Hybrid Air Vehicles
- Company type: Limited
- Industry: Aviation
- Predecessor: SkyCat Group Ltd
- Founded: 2007; 19 years ago
- Founder: Roger Munk
- Headquarters: Ampthill Road, Bedford, United Kingdom
- Area served: Worldwide
- Key people: Sam Macleod (Chairman) Tom Grundy (Chief Executive)
- Products: Airlander 10
- Website: www.hybridairvehicles.com

= Hybrid Air Vehicles =

British manufacturer of hybrid airships

Hybrid Air Vehicles (HAV) Limited is a British limited company and a British manufacturer of hybrid airships, though none have been built since the crash of its last demonstrator in Nov 2017. These aircraft use both aerodynamics and lighter-than-air (LTA) technology to generate lift, potentially allowing the vehicle to stay aloft for several weeks.

The company developed the HAV 3 technology demonstrator. This won it the US Army LEMV contract, in association with Northrop Grumman as the prime contractor, and led to the HAV 304. Following termination of the LEMV project, the HAV 304 was rebuilt as the Airlander 10. It was the largest aircraft flying at the time.

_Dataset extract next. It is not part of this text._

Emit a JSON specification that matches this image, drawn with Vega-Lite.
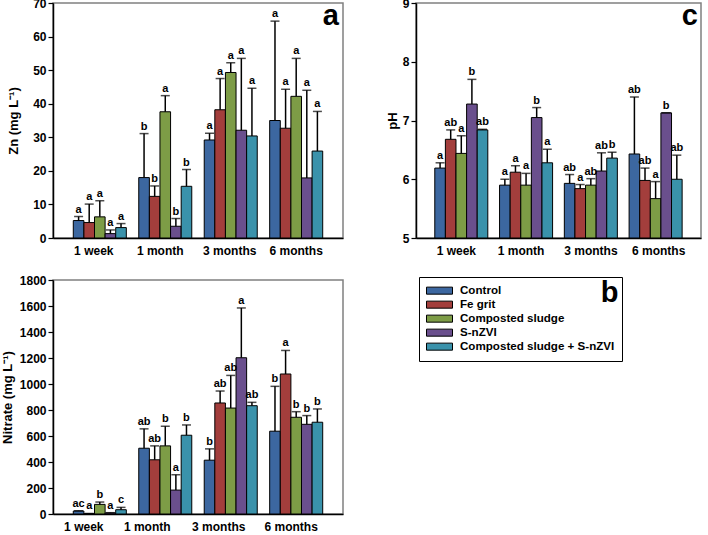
{
  "$schema": "https://vega.github.io/schema/vega-lite/v6.json",
  "padding": {"left": 0, "top": -4, "right": 0, "bottom": 0},
  "bounds": "flush",
  "columns": 2,
  "spacing": {"row": 42, "column": 73},
  "config": {
    "font": "Liberation Sans",
    "view": {"stroke": "#808080", "strokeWidth": 1.5},
    "axis": {"grid": false, "labelFont": "Liberation Sans", "labelFontWeight": "bold", "labelFontSize": 12, "labelColor": "black", "titleFont": "Liberation Sans", "titleFontWeight": "bold", "titleFontSize": 13, "titleColor": "black", "domainColor": "black", "domainWidth": 1.5, "tickColor": "black", "tickWidth": 1.2, "labelOverlap": false},
    "axisY": {"tickSize": 5, "labelPadding": 2, "format": "d"},
    "axisX": {"ticks": false, "labelAngle": 0, "labelPadding": 7, "title": null},
    "title": {"font": "Liberation Sans", "fontSize": 29, "fontWeight": "bold", "color": "black", "anchor": "end", "offset": 0}
  },
  "resolve": {"legend": {"color": "independent"}},
  "datasets": {
    "zn": [
      {"time": "1 week", "trt": "Control", "v": 5.2, "e": 6.4, "l": "a"},
      {"time": "1 week", "trt": "Fe grit", "v": 4.6, "e": 10.1, "l": "a"},
      {"time": "1 week", "trt": "Composted sludge", "v": 6.3, "e": 11.1, "l": "a"},
      {"time": "1 week", "trt": "S-nZVI", "v": 1.3, "e": 2.4, "l": "a"},
      {"time": "1 week", "trt": "Composted sludge + S-nZVI", "v": 3.1, "e": 4.3, "l": "a"},
      {"time": "1 month", "trt": "Control", "v": 18.0, "e": 31.1, "l": "b"},
      {"time": "1 month", "trt": "Fe grit", "v": 12.4, "e": 15.5, "l": "b"},
      {"time": "1 month", "trt": "Composted sludge", "v": 37.6, "e": 42.4, "l": "a"},
      {"time": "1 month", "trt": "S-nZVI", "v": 3.5, "e": 5.8, "l": "b"},
      {"time": "1 month", "trt": "Composted sludge + S-nZVI", "v": 15.4, "e": 20.4, "l": "b"},
      {"time": "3 months", "trt": "Control", "v": 29.2, "e": 31.2, "l": "a"},
      {"time": "3 months", "trt": "Fe grit", "v": 38.2, "e": 47.5, "l": "a"},
      {"time": "3 months", "trt": "Composted sludge", "v": 49.3, "e": 52.2, "l": "a"},
      {"time": "3 months", "trt": "S-nZVI", "v": 32.1, "e": 53.5, "l": "a"},
      {"time": "3 months", "trt": "Composted sludge + S-nZVI", "v": 30.4, "e": 44.6, "l": "a"},
      {"time": "6 months", "trt": "Control", "v": 35.0, "e": 64.6, "l": "a"},
      {"time": "6 months", "trt": "Fe grit", "v": 32.7, "e": 44.3, "l": "a"},
      {"time": "6 months", "trt": "Composted sludge", "v": 42.2, "e": 53.5, "l": "a"},
      {"time": "6 months", "trt": "S-nZVI", "v": 17.9, "e": 44.0, "l": "a"},
      {"time": "6 months", "trt": "Composted sludge + S-nZVI", "v": 25.9, "e": 37.7, "l": "a"}
    ],
    "ph": [
      {"time": "1 week", "trt": "Control", "v": 6.19, "e": 6.28, "l": "a"},
      {"time": "1 week", "trt": "Fe grit", "v": 6.68, "e": 6.84, "l": "ab"},
      {"time": "1 week", "trt": "Composted sludge", "v": 6.44, "e": 6.74, "l": "a"},
      {"time": "1 week", "trt": "S-nZVI", "v": 7.28, "e": 7.70, "l": "b"},
      {"time": "1 week", "trt": "Composted sludge + S-nZVI", "v": 6.84, "e": 6.85, "l": "ab"},
      {"time": "1 month", "trt": "Control", "v": 5.90, "e": 6.00, "l": "a"},
      {"time": "1 month", "trt": "Fe grit", "v": 6.12, "e": 6.23, "l": "a"},
      {"time": "1 month", "trt": "Composted sludge", "v": 5.90, "e": 6.10, "l": "a"},
      {"time": "1 month", "trt": "S-nZVI", "v": 7.05, "e": 7.22, "l": "b"},
      {"time": "1 month", "trt": "Composted sludge + S-nZVI", "v": 6.28, "e": 6.51, "l": "a"},
      {"time": "3 months", "trt": "Control", "v": 5.93, "e": 6.08, "l": "ab"},
      {"time": "3 months", "trt": "Fe grit", "v": 5.84, "e": 5.91, "l": "a"},
      {"time": "3 months", "trt": "Composted sludge", "v": 5.90, "e": 6.01, "l": "ab"},
      {"time": "3 months", "trt": "S-nZVI", "v": 6.14, "e": 6.45, "l": "ab"},
      {"time": "3 months", "trt": "Composted sludge + S-nZVI", "v": 6.36, "e": 6.46, "l": "b"},
      {"time": "6 months", "trt": "Control", "v": 6.43, "e": 7.40, "l": "ab"},
      {"time": "6 months", "trt": "Fe grit", "v": 5.98, "e": 6.19, "l": "ab"},
      {"time": "6 months", "trt": "Composted sludge", "v": 5.67, "e": 5.96, "l": "a"},
      {"time": "6 months", "trt": "S-nZVI", "v": 7.13, "e": 7.13, "l": "b"},
      {"time": "6 months", "trt": "Composted sludge + S-nZVI", "v": 6.00, "e": 6.41, "l": "ab"}
    ],
    "no3": [
      {"time": "1 week", "trt": "Control", "v": 23, "e": 25, "l": "ac"},
      {"time": "1 week", "trt": "Fe grit", "v": 2, "e": 4, "l": "a"},
      {"time": "1 week", "trt": "Composted sludge", "v": 74, "e": 92, "l": "b"},
      {"time": "1 week", "trt": "S-nZVI", "v": 8, "e": 10, "l": "a"},
      {"time": "1 week", "trt": "Composted sludge + S-nZVI", "v": 33, "e": 51, "l": "c"},
      {"time": "1 month", "trt": "Control", "v": 506, "e": 655, "l": "ab"},
      {"time": "1 month", "trt": "Fe grit", "v": 417, "e": 524, "l": "ab"},
      {"time": "1 month", "trt": "Composted sludge", "v": 524, "e": 675, "l": "b"},
      {"time": "1 month", "trt": "S-nZVI", "v": 184, "e": 302, "l": "a"},
      {"time": "1 month", "trt": "Composted sludge + S-nZVI", "v": 606, "e": 685, "l": "b"},
      {"time": "3 months", "trt": "Control", "v": 414, "e": 501, "l": "b"},
      {"time": "3 months", "trt": "Fe grit", "v": 854, "e": 946, "l": "ab"},
      {"time": "3 months", "trt": "Composted sludge", "v": 815, "e": 1066, "l": "ab"},
      {"time": "3 months", "trt": "S-nZVI", "v": 1202, "e": 1585, "l": "a"},
      {"time": "3 months", "trt": "Composted sludge + S-nZVI", "v": 833, "e": 859, "l": "ab"},
      {"time": "6 months", "trt": "Control", "v": 637, "e": 982, "l": "b"},
      {"time": "6 months", "trt": "Fe grit", "v": 1077, "e": 1258, "l": "a"},
      {"time": "6 months", "trt": "Composted sludge", "v": 744, "e": 787, "l": "b"},
      {"time": "6 months", "trt": "S-nZVI", "v": 690, "e": 757, "l": "b"},
      {"time": "6 months", "trt": "Composted sludge + S-nZVI", "v": 706, "e": 808, "l": "b"}
    ]
  },
  "concat": [
    {
      "width": 290, "height": 235,
      "data": {"name": "zn"},
      "title": {"text": "a", "dy": 38, "dx": -4},
      "encoding": {
        "x": {"field": "time", "type": "nominal", "sort": ["1 week", "1 month", "3 months", "6 months"], "scale": {"paddingInner": 0.19, "paddingOuter": 0.31},
          "axis": {"labelOffset": {"condition": [{"test": "datum.value === '1 week'", "value": -6}, {"test": "datum.value === '1 month'", "value": -5}, {"test": "datum.value === '3 months'", "value": -1}], "value": 0}}},
        "xOffset": {"field": "trt", "type": "nominal", "sort": ["Control", "Fe grit", "Composted sludge", "S-nZVI", "Composted sludge + S-nZVI"], "scale": {"paddingInner": 0, "paddingOuter": 0}}
      },
      "layer": [
        {"mark": {"type": "bar", "stroke": "black", "strokeWidth": 1},
         "encoding": {
           "y": {"field": "v", "type": "quantitative", "scale": {"domain": [0, 70], "nice": false}, "axis": {"title": "Zn (mg L⁻¹)", "values": [0, 10, 20, 30, 40, 50, 60, 70], "labelOverlap": false, "titlePadding": 12}},
           "color": {"field": "trt", "type": "nominal", "sort": ["Control", "Fe grit", "Composted sludge", "S-nZVI", "Composted sludge + S-nZVI"], "scale": {"range": ["#3C67A0", "#A33E3C", "#7D9C46", "#6A4F8D", "#3A92AB"]}, "legend": null}
         }},
        {"mark": {"type": "rule", "strokeWidth": 1.5, "color": "black"},
         "encoding": {"y": {"field": "v", "type": "quantitative", "axis": {"title": "Zn (mg L⁻¹)", "values": [0, 10, 20, 30, 40, 50, 60, 70], "labelOverlap": false, "titlePadding": 12}}, "y2": {"field": "e"}}},
        {"mark": {"type": "tick", "thickness": 1.5, "size": 9, "color": "black"},
         "encoding": {"y": {"field": "e", "type": "quantitative", "axis": {"title": "Zn (mg L⁻¹)", "values": [0, 10, 20, 30, 40, 50, 60, 70], "labelOverlap": false, "titlePadding": 12}}}},
        {"mark": {"type": "text", "fontWeight": "bold", "fontSize": 11, "baseline": "bottom", "dy": -2, "color": "black"},
         "encoding": {"y": {"field": "e", "type": "quantitative", "axis": {"title": "Zn (mg L⁻¹)", "values": [0, 10, 20, 30, 40, 50, 60, 70], "labelOverlap": false, "titlePadding": 12}}, "text": {"field": "l"}}}
      ]
    },
    {
      "width": 285, "height": 235,
      "data": {"name": "ph"},
      "title": {"text": "c", "dy": 38, "dx": -3},
      "encoding": {
        "x": {"field": "time", "type": "nominal", "sort": ["1 week", "1 month", "3 months", "6 months"], "scale": {"paddingInner": 0.18, "paddingOuter": 0.29},
          "axis": {"labelOffset": {"condition": [{"test": "datum.value === '1 week'", "value": -5}, {"test": "datum.value === '1 month'", "value": -5}, {"test": "datum.value === '3 months'", "value": 0}], "value": 3}}},
        "xOffset": {"field": "trt", "type": "nominal", "sort": ["Control", "Fe grit", "Composted sludge", "S-nZVI", "Composted sludge + S-nZVI"], "scale": {"paddingInner": 0, "paddingOuter": 0}}
      },
      "layer": [
        {"mark": {"type": "bar", "stroke": "black", "strokeWidth": 1},
         "encoding": {
           "y": {"field": "v", "type": "quantitative", "scale": {"domain": [5, 9], "nice": false, "zero": false}, "axis": {"title": "pH", "values": [5, 6, 7, 8, 9], "labelOverlap": false, "titlePadding": 3}},
           "y2": {"datum": 5},
           "color": {"field": "trt", "type": "nominal", "sort": ["Control", "Fe grit", "Composted sludge", "S-nZVI", "Composted sludge + S-nZVI"], "scale": {"range": ["#3C67A0", "#A33E3C", "#7D9C46", "#6A4F8D", "#3A92AB"]}, "legend": null}
         }},
        {"mark": {"type": "rule", "strokeWidth": 1.5, "color": "black"},
         "encoding": {"y": {"field": "v", "type": "quantitative", "axis": {"title": "pH", "values": [5, 6, 7, 8, 9], "labelOverlap": false, "titlePadding": 3}}, "y2": {"field": "e"}}},
        {"mark": {"type": "tick", "thickness": 1.5, "size": 9, "color": "black"},
         "encoding": {"y": {"field": "e", "type": "quantitative", "axis": {"title": "pH", "values": [5, 6, 7, 8, 9], "labelOverlap": false, "titlePadding": 3}}}},
        {"mark": {"type": "text", "fontWeight": "bold", "fontSize": 11, "baseline": "bottom", "dy": -2, "color": "black"},
         "encoding": {"y": {"field": "e", "type": "quantitative", "axis": {"title": "pH", "values": [5, 6, 7, 8, 9], "labelOverlap": false, "titlePadding": 3}}, "text": {"field": "l"}}}
      ]
    },
    {
      "width": 290, "height": 234,
      "data": {"name": "no3"},
      "title": {"text": "b", "dy": 38, "dx": -4},
      "encoding": {
        "x": {"field": "time", "type": "nominal", "sort": ["1 week", "1 month", "3 months", "6 months"], "scale": {"paddingInner": 0.19, "paddingOuter": 0.31},
          "axis": {"labelOffset": {"condition": [{"test": "datum.value === '1 week'", "value": -16}, {"test": "datum.value === '1 month'", "value": -18}, {"test": "datum.value === '3 months'", "value": -12}], "value": -5}}},
        "xOffset": {"field": "trt", "type": "nominal", "sort": ["Control", "Fe grit", "Composted sludge", "S-nZVI", "Composted sludge + S-nZVI"], "scale": {"paddingInner": 0, "paddingOuter": 0}}
      },
      "layer": [
        {"mark": {"type": "bar", "stroke": "black", "strokeWidth": 1},
         "encoding": {
           "y": {"field": "v", "type": "quantitative", "scale": {"domain": [0, 1800], "nice": false}, "axis": {"title": "Nitrate (mg L⁻¹)", "values": [0, 200, 400, 600, 800, 1000, 1200, 1400, 1600, 1800], "labelOverlap": false, "titlePadding": 5}},
           "color": {"field": "trt", "type": "nominal", "sort": ["Control", "Fe grit", "Composted sludge", "S-nZVI", "Composted sludge + S-nZVI"], "scale": {"range": ["#3C67A0", "#A33E3C", "#7D9C46", "#6A4F8D", "#3A92AB"]},
             "legend": {"orient": "none", "legendX": 366, "legendY": -3, "title": null, "symbolType": "M-1,-0.27H1V0.27H-1Z", "symbolSize": 676, "symbolStrokeColor": "black", "symbolStrokeWidth": 1, "symbolOpacity": 1, "labelFont": "Liberation Sans", "labelFontSize": 11.6, "labelFontWeight": "bold", "labelColor": "black", "labelOffset": 7, "strokeColor": "black", "padding": 7, "clipHeight": 13.3, "rowPadding": 0}}
         }},
        {"mark": {"type": "rule", "strokeWidth": 1.5, "color": "black"},
         "encoding": {"y": {"field": "v", "type": "quantitative", "axis": {"title": "Nitrate (mg L⁻¹)", "values": [0, 200, 400, 600, 800, 1000, 1200, 1400, 1600, 1800], "labelOverlap": false, "titlePadding": 5}}, "y2": {"field": "e"}}},
        {"mark": {"type": "tick", "thickness": 1.5, "size": 9, "color": "black"},
         "encoding": {"y": {"field": "e", "type": "quantitative", "axis": {"title": "Nitrate (mg L⁻¹)", "values": [0, 200, 400, 600, 800, 1000, 1200, 1400, 1600, 1800], "labelOverlap": false, "titlePadding": 5}}}},
        {"mark": {"type": "text", "fontWeight": "bold", "fontSize": 11, "baseline": "bottom", "dy": -2, "color": "black"},
         "encoding": {"y": {"field": "e", "type": "quantitative", "axis": {"title": "Nitrate (mg L⁻¹)", "values": [0, 200, 400, 600, 800, 1000, 1200, 1400, 1600, 1800], "labelOverlap": false, "titlePadding": 5}}, "text": {"field": "l"}}}
      ]
    }
  ]
}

The Airlander 10 was damaged in one event in 2016 and then written off after another event at the mast in 2017. The company has stated that it will not be rebuilt.

==History==
===Origins===

HAV is the latest in a line of companies to acquire and develop airship technologies in the UK. Aerospace Developments was formed in 1971 and since then its assets have passed through successive companies Airship Developments, Airship Industries, Westinghouse Airships, Airship Technologies, Advanced Technologies Group (ATG) and, immediately preceding HAV, the SkyCat group which folded in 2007.

During this period a number of airships and hybrids were built.

===Multi-hull airships===
Hybrid Air Vehicles was formed in 2007 by Roger Munk (Jeffrey Roger Munk 1947–2010). It acquired the assets of the SkyCat group and established itself at Cardington Airfield, Bedfordshire, UK.

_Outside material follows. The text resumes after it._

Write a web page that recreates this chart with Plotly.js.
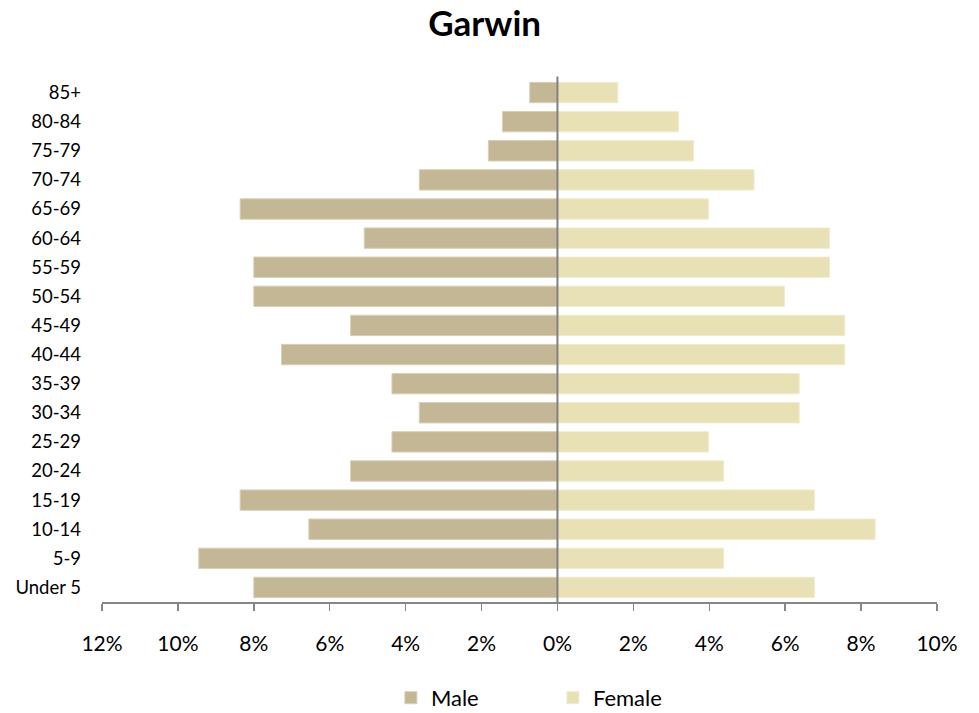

The company developed the HAV 3 technology demonstrator. In partnership with Northrop Grumman (NGC) as prime contractor, in 2009 it won a US$500 million US Army contract to develop a Long Endurance Multi-intelligence Vehicle (LEMV), which was delivered between 2009 and early 2013. Hybrid Air Vehicles designed, developed and manufactured the HAV 304 aircraft for the LEMV project, with NGC acting as the prime contractor and sensor system integrator. On 7 August 2012 a successful 90-minute test flight took place in Lakehurst, New Jersey. The LEMV project was cancelled In February 2013.

Hybrid Air Vehicles took the opportunity to buy back the envelope and associated materials, which they returned to the UK for conversion to the civilian Airlander 10. In 2014 it was unveiled in Cardington. It was reported as the world's largest aircraft.

One investor, heavy metal singer and commercial pilot Bruce Dickinson, announced plans to fly twice around the world nonstop.

==Aircraft==

The HAV-3 scale demonstrator

===HAV-3===
The HAV-3 craft was a 50 ft long remote-controlled scale demonstrator based on the SkyCat concept.

Registered as G-OHAV (company serial HAV-3/001) it was built in 2008. Its first flight was in September 2008 at Cardington Airfield.

It was retired in 2010 following receipt of the LEMV contract.

===HAV-304 LEMV and Airlander 10===

The HAV 304 was developed for the US military LEMV project.

Following cancellation of the LEMV project, HAV bought back the HAV 304, returned it to the UK and converted it for civilian use as the Airlander 10. Airlander 10 is 92 m long, 44 m wide, and 26 m high. The Airlander 10 landed nose-down on 24 August 2016 during its second test flight on the Cardington airfield in Bedfordshire, causing damage to the cockpit. Repairs were completed by February the following year, and the Airlander recommenced its flight test programme on 10 May 2017. On 18 November 2017, the airship broke free from its moorings in a high wind and fell to the ground. The craft was written off after this incident.

===Airlander 50===
The Airlander 50 is a proposed larger transport craft with a 50 tonne payload.